Required work: Select all lines holding the word "matplotlib" from the entries that follow.

-- Start Data for processing --

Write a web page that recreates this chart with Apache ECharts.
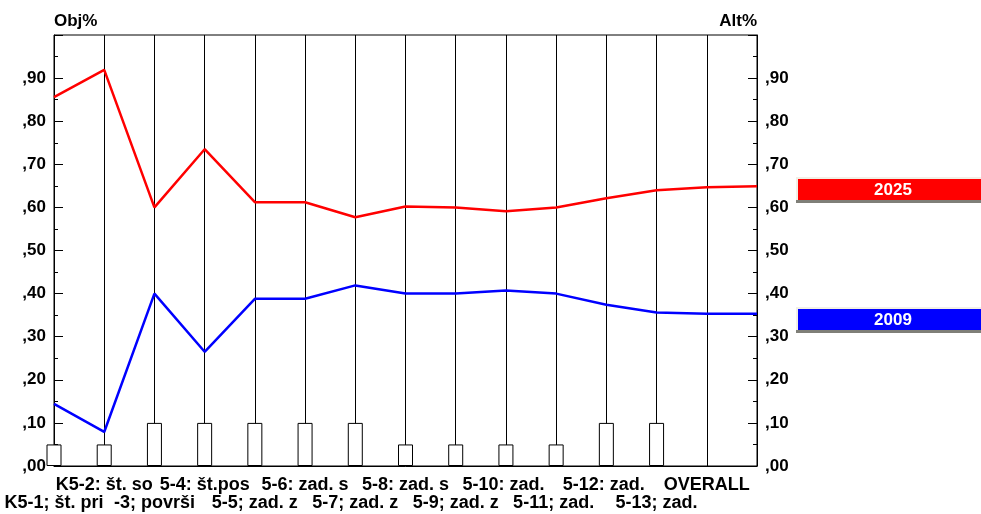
<!DOCTYPE html>
<html>
<head>
<meta charset="utf-8">
<script src="https://cdn.jsdelivr.net/npm/echarts@6/dist/echarts.min.js"></script>
<style>
  html, body { margin: 0; padding: 0; background: #fff; }
  #chart { width: 981px; height: 514px; }
</style>
</head>
<body>
<div id="chart"></div>
<script>
const categories = [
  'K5-1; št. pri', 'K5-2: št. so', '-3; površi', '5-4: št.pos', '5-5; zad. z',
  '5-6: zad. s', '5-7; zad. z', '5-8: zad. s', '5-9; zad. z', '5-10: zad. ',
  '5-11; zad. ', '5-12: zad. ', '5-13; zad.', 'OVERALL', ''
];
const values2025 = [0.856, 0.919, 0.600, 0.735, 0.612, 0.612, 0.577, 0.602, 0.600, 0.591, 0.600, 0.621, 0.640, 0.647, 0.649];
const values2009 = [0.144, 0.079, 0.400, 0.265, 0.388, 0.388, 0.419, 0.400, 0.400, 0.407, 0.400, 0.374, 0.356, 0.353, 0.353];
const weights = [0.05, 0.05, 0.1, 0.1, 0.1, 0.1, 0.1, 0.05, 0.05, 0.05, 0.05, 0.1, 0.1, null, null];
const seriesNames = ['2025', '2009'];

const font = 'Liberation Sans, Arial, sans-serif';

const yLabel = v => (v >= 1 ? '' : ',' + String(Math.round(v * 100)).padStart(2, '0'));

const yAxisBase = {
  type: 'value',
  min: 0,
  max: 1,
  interval: 0.1,
  axisLine: { show: true, lineStyle: { color: '#000', width: 1 } },
  axisTick: { show: true, inside: true, length: 9, lineStyle: { color: '#000' } },
  minorTick: { show: true, splitNumber: 2, length: 4, lineStyle: { color: '#000' } },
  splitLine: { show: false },
  axisLabel: {
    formatter: yLabel,
    color: '#000',
    fontFamily: font,
    fontWeight: 'bold',
    fontSize: 17,
    margin: 8
  },
  nameLocation: 'end',
  nameGap: 5,
  nameTextStyle: {
    color: '#000',
    fontFamily: font,
    fontWeight: 'bold',
    fontSize: 17,
    verticalAlign: 'bottom'
  }
};

const option = {
  animation: false,
  backgroundColor: '#fff',
  grid: {
    left: 54,
    right: 224,
    top: 35,
    bottom: 48,
    show: true,
    borderColor: '#000',
    borderWidth: 1,
    backgroundColor: 'transparent'
  },
  xAxis: {
    type: 'category',
    boundaryGap: false,
    data: categories,
    axisLine: { show: true, lineStyle: { color: '#000' } },
    axisTick: { show: false },
    splitLine: { show: true, lineStyle: { color: '#000', width: 1 } },
    axisLabel: {
      interval: 0,
      margin: 10,
      color: '#000',
      fontFamily: font,
      fontWeight: 'bold',
      fontSize: 18,
      lineHeight: 18,
      formatter: (val, idx) => (idx % 2 === 0 ? '\n' + val : val)
    }
  },
  yAxis: [
    Object.assign({}, yAxisBase, {
      position: 'left',
      name: 'Obj%',
      nameTextStyle: Object.assign({}, yAxisBase.nameTextStyle, { align: 'left' })
    }),
    Object.assign({}, yAxisBase, {
      position: 'right',
      name: 'Alt%',
      nameTextStyle: Object.assign({}, yAxisBase.nameTextStyle, { align: 'right' })
    })
  ],
  series: [
    {
      type: 'bar',
      data: weights,
      barWidth: 15,
      clip: false,
      itemStyle: { color: '#fff', borderColor: '#000', borderWidth: 1 },
      z: 2
    },
    {
      name: seriesNames[0],
      type: 'line',
      data: values2025,
      symbol: 'none',
      lineStyle: { color: '#ff0000', width: 2.5 },
      z: 3
    },
    {
      name: seriesNames[1],
      type: 'line',
      data: values2009,
      symbol: 'none',
      lineStyle: { color: '#0000ff', width: 2.5 },
      z: 3
    }
  ],
  graphic: [
    // legend tags on the right
    { type: 'rect', shape: { x: 796, y: 177, width: 185, height: 23 }, style: { fill: '#f1efe6' } },
    { type: 'rect', shape: { x: 798, y: 179, width: 183, height: 21 }, style: { fill: '#ff0000' } },
    { type: 'rect', shape: { x: 796, y: 200, width: 185, height: 3 }, style: { fill: '#7f7f78' } },
    {
      type: 'text', x: 893, y: 190,
      style: { text: seriesNames[0], fill: '#fff', font: 'bold 17px ' + font, textAlign: 'center', textVerticalAlign: 'middle' }
    },
    { type: 'rect', shape: { x: 796, y: 307, width: 185, height: 23 }, style: { fill: '#f1efe6' } },
    { type: 'rect', shape: { x: 798, y: 309, width: 183, height: 21 }, style: { fill: '#0000ff' } },
    { type: 'rect', shape: { x: 796, y: 330, width: 185, height: 3 }, style: { fill: '#7f7f78' } },
    {
      type: 'text', x: 893, y: 320,
      style: { text: seriesNames[1], fill: '#fff', font: 'bold 17px ' + font, textAlign: 'center', textVerticalAlign: 'middle' }
    }
  ]
};

const chart = echarts.init(document.getElementById('chart'));
chart.setOption(option);
</script>
</body>
</html>
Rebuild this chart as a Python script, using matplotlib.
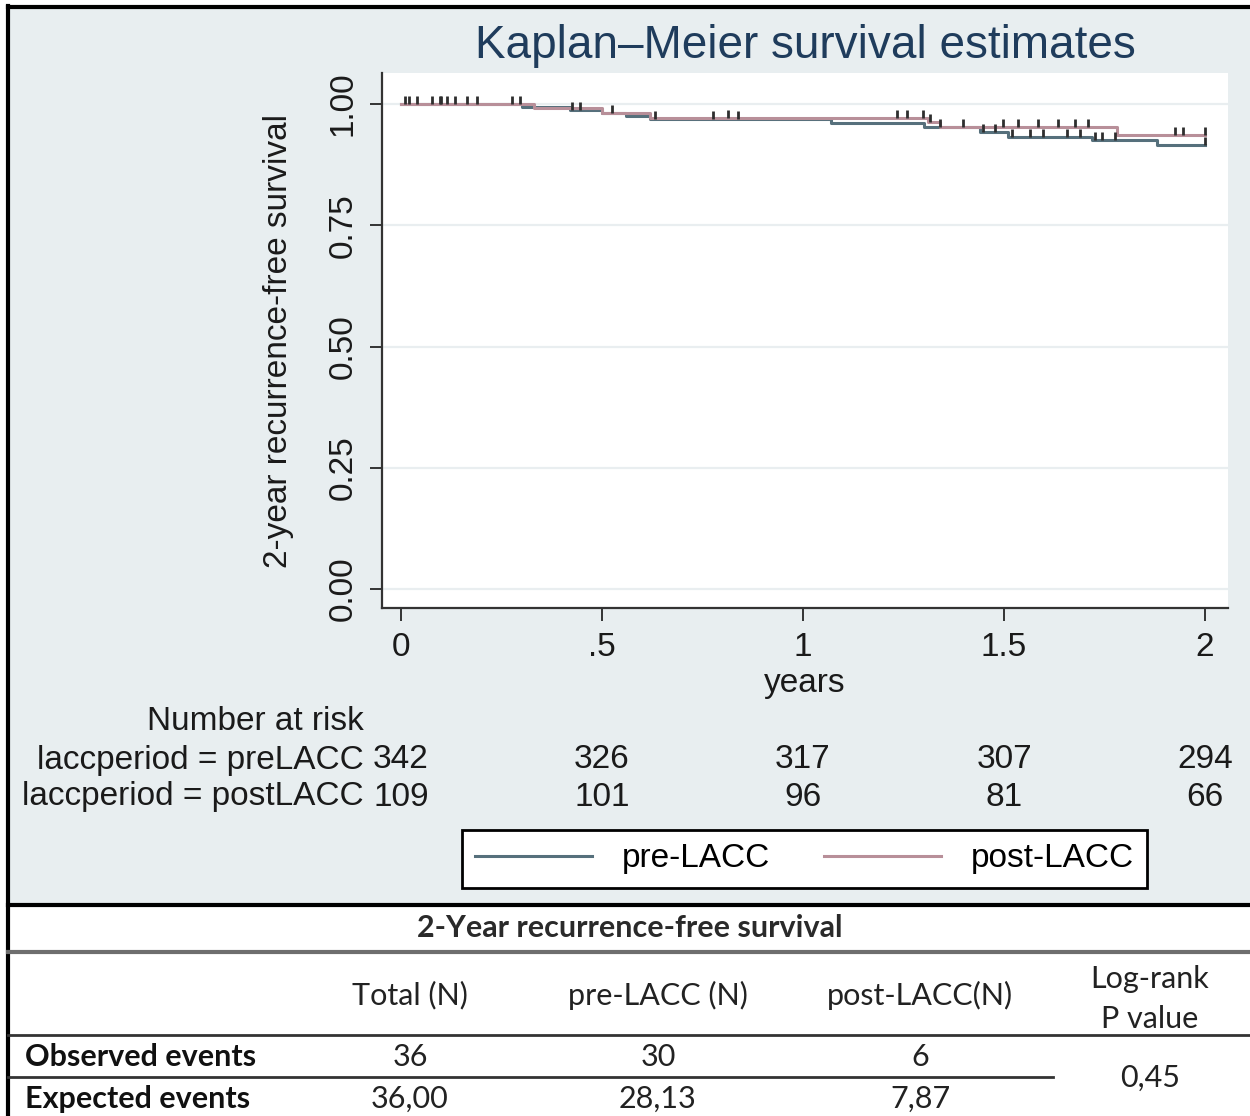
import numpy as np
import matplotlib
matplotlib.use("Agg")
import matplotlib.pyplot as plt
from matplotlib.path import Path
from matplotlib.patches import Rectangle
from matplotlib.transforms import blended_transform_factory

# --- DATA ---
pre_t = [0, 0.30, 0.42, 0.50, 0.56, 0.62, 1.07, 1.30, 1.44, 1.51, 1.72, 1.88, 2.0]
pre_s = [1.0, 0.994, 0.988, 0.982, 0.976, 0.970, 0.961, 0.953, 0.942, 0.932, 0.926, 0.916, 0.916]
post_t = [0, 0.33, 0.50, 0.62, 1.31, 1.34, 1.78, 2.0]
post_s = [1.0, 0.991, 0.981, 0.972, 0.962, 0.952, 0.936, 0.936]

pre_cens = [0.01, 0.04, 0.077, 0.097, 0.114, 0.134, 0.164, 0.189, 0.276, 0.425, 0.445,
            0.632, 0.776, 0.838, 1.398, 1.448, 1.478, 1.52, 1.565, 1.597, 1.657, 1.689,
            1.726, 1.744, 1.776, 2.0]
post_cens = [0.02, 0.10, 0.296, 0.525, 0.813, 1.234, 1.258, 1.298, 1.316, 1.341, 1.498,
             1.535, 1.585, 1.634, 1.677, 1.709, 1.925, 1.945, 2.0]

risk_times = [0, 0.5, 1, 1.5, 2]
risk_pre = [342, 326, 317, 307, 294]
risk_post = [109, 101, 96, 81, 66]

xtick_vals = [0, 0.5, 1, 1.5, 2]
xtick_labels = ["0", ".5", "1", "1.5", "2"]
ytick_vals = [0, 0.25, 0.5, 0.75, 1.0]
ytick_labels = ["0.00", "0.25", "0.50", "0.75", "1.00"]

tbl_cols = ["Total (N)", "pre-LACC (N)", "post-LACC(N)"]
tbl_observed = ["36", "30", "6"]
tbl_expected = ["36,00", "28,13", "7,87"]
tbl_pvalue = "0,45"

# --- STYLE ---
W, H = 1250, 1116
PRE_COLOR = "#56707c"
POST_COLOR = "#b88f99"
CENS_COLOR = "#2e2e2e"
PANEL_BG = "#e8eef0"
FS = 24
plt.rcParams["font.family"] = ["Liberation Sans", "DejaVu Sans"]

fig = plt.figure(figsize=(W / 100, H / 100), dpi=100)

# pixel overlay for backgrounds, borders and free text
ov = fig.add_axes([0, 0, 1, 1])
ov.set_xlim(0, W)
ov.set_ylim(H, 0)
ov.axis("off")
ov.set_zorder(0)

ov.add_patch(Rectangle((8, 7), W - 8, 898, facecolor=PANEL_BG, edgecolor="none"))
ov.add_patch(Rectangle((8, 905), W - 8, H - 905, facecolor="white", edgecolor="none"))
ov.plot([8, 8], [6, H], color="black", lw=3)
ov.plot([8, W], [7, 7], color="black", lw=3)

# --- KM plot ---
L, R, T, B = 382, 1228, 73, 608
ax = fig.add_axes([L / W, 1 - B / H, (R - L) / W, (B - T) / H])
ax.set_zorder(1)
ax.set_facecolor("white")
ax.set_xlim(-0.047, 2.057)
ax.set_ylim(-0.039, 1.064)

ax.step(pre_t, pre_s, where="post", color=PRE_COLOR, lw=2.2, label="pre-LACC", zorder=3)
ax.step(post_t, post_s, where="post", color=POST_COLOR, lw=2.2, label="post-LACC", zorder=3)


def surv_at(times, surv, t):
    idx = np.searchsorted(times, t, side="right") - 1
    return np.array(surv)[idx]


tick_up = Path([(0, 0), (0, 1)], [Path.MOVETO, Path.LINETO])
ax.plot(pre_cens, surv_at(pre_t, pre_s, pre_cens), ls="none", marker=tick_up,
        markersize=11, mec=CENS_COLOR, mew=2, zorder=4)
ax.plot(post_cens, surv_at(post_t, post_s, post_cens), ls="none", marker=tick_up,
        markersize=11, mec=CENS_COLOR, mew=2, zorder=4)

for side in ["top", "right"]:
    ax.spines[side].set_visible(False)
for side in ["left", "bottom"]:
    ax.spines[side].set_color("#333333")
    ax.spines[side].set_linewidth(1.6)

ax.set_xticks(xtick_vals)
ax.set_xticklabels(xtick_labels)
ax.set_yticks(ytick_vals)
ax.set_yticklabels(ytick_labels, rotation=90, va="center")
ax.tick_params(axis="both", direction="out", length=9, width=1.4, color="#333333",
               labelsize=FS, labelcolor="#1a1a1a")
ax.tick_params(axis="x", pad=8)
ax.tick_params(axis="y", pad=8)
ax.yaxis.grid(True, color="#e9eef0", lw=1.6)
ax.set_axisbelow(True)

ax.set_ylabel("2-year recurrence-free survival", fontsize=FS, color="#1a1a1a")
ax.yaxis.set_label_coords((294 - L) / (R - L), 0.5)
ax.set_xlabel("years", fontsize=FS, color="#1a1a1a")
ax.xaxis.set_label_coords(0.5, -(668 - B) / (B - T))

ov.text(805, 46, "Kaplan\u2013Meier survival estimates", fontsize=33, color="#1f3c5c",
        ha="center", va="center")

# --- Number at risk ---
risk_tr = blended_transform_factory(ax.transData, ov.transData)
ov.text(255, 722, "Number at risk", fontsize=FS, ha="center", va="center", color="#1a1a1a")
ov.text(364, 760, "laccperiod = preLACC", fontsize=FS, ha="right", va="center", color="#1a1a1a")
ov.text(364, 797, "laccperiod = postLACC", fontsize=FS, ha="right", va="center", color="#1a1a1a")
for t, n1, n2 in zip(risk_times, risk_pre, risk_post):
    ov.text(t, 760, str(n1), transform=risk_tr, fontsize=FS, ha="center", va="center", color="#1a1a1a")
    ov.text(t, 797, str(n2), transform=risk_tr, fontsize=FS, ha="center", va="center", color="#1a1a1a")

# --- Legend ---
leg = fig.legend(loc="center", ncol=2, mode="expand",
                 bbox_to_anchor=(462 / W, 1 - 890 / H, 685 / W, 62 / H),
                 fontsize=FS, handlelength=3.5, handletextpad=0.9, borderaxespad=0,
                 fancybox=False, framealpha=1, edgecolor="black")
leg.get_frame().set_linewidth(2)

# --- Table ---
TFONT = ["Lato", "DejaVu Sans"]
TFS = 22
ov.plot([8, W], [905, 905], color="black", lw=3)
ov.plot([8, W], [952, 952], color="#6e6e6e", lw=3)
ov.plot([8, W], [1035, 1035], color="#333333", lw=2)
ov.plot([8, 1053], [1077, 1077], color="#333333", lw=2)

ov.text(630, 928, "2-Year recurrence-free survival", fontsize=TFS, fontweight="bold",
        family=TFONT, ha="center", va="center", color="#2a2a2a")
col_x = [410, 658, 920]
for x, lab, o, e in zip(col_x, tbl_cols, tbl_observed, tbl_expected):
    ov.text(x, 995, lab, fontsize=TFS, family=TFONT, ha="center", va="center", color="#222222")
    ov.text(x, 1057, o, fontsize=TFS, family=TFONT, ha="center", va="center", color="#222222")
    ov.text(x, 1099, e, fontsize=TFS, family=TFONT, ha="center", va="center", color="#222222")
ov.text(1150, 999, "Log-rank\nP value", fontsize=TFS, family=TFONT, ha="center", va="center",
        linespacing=1.5, color="#222222")
ov.text(1150, 1078, tbl_pvalue, fontsize=TFS, family=TFONT, ha="center", va="center", color="#222222")
ov.text(25, 1057, "Observed events", fontsize=TFS, fontweight="bold", family=TFONT,
        ha="left", va="center", color="#111111")
ov.text(25, 1099, "Expected events", fontsize=TFS, fontweight="bold", family=TFONT,
        ha="left", va="center", color="#111111")

fig.savefig("out.png", dpi=100)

-- End Data for processing --

Response for this exercise:
Rebuild this chart as a Python script, using matplotlib.
import matplotlib
matplotlib.use("Agg")
import matplotlib.pyplot as plt
from matplotlib.path import Path
from matplotlib.patches import Rectangle
from matplotlib.transforms import blended_transform_factory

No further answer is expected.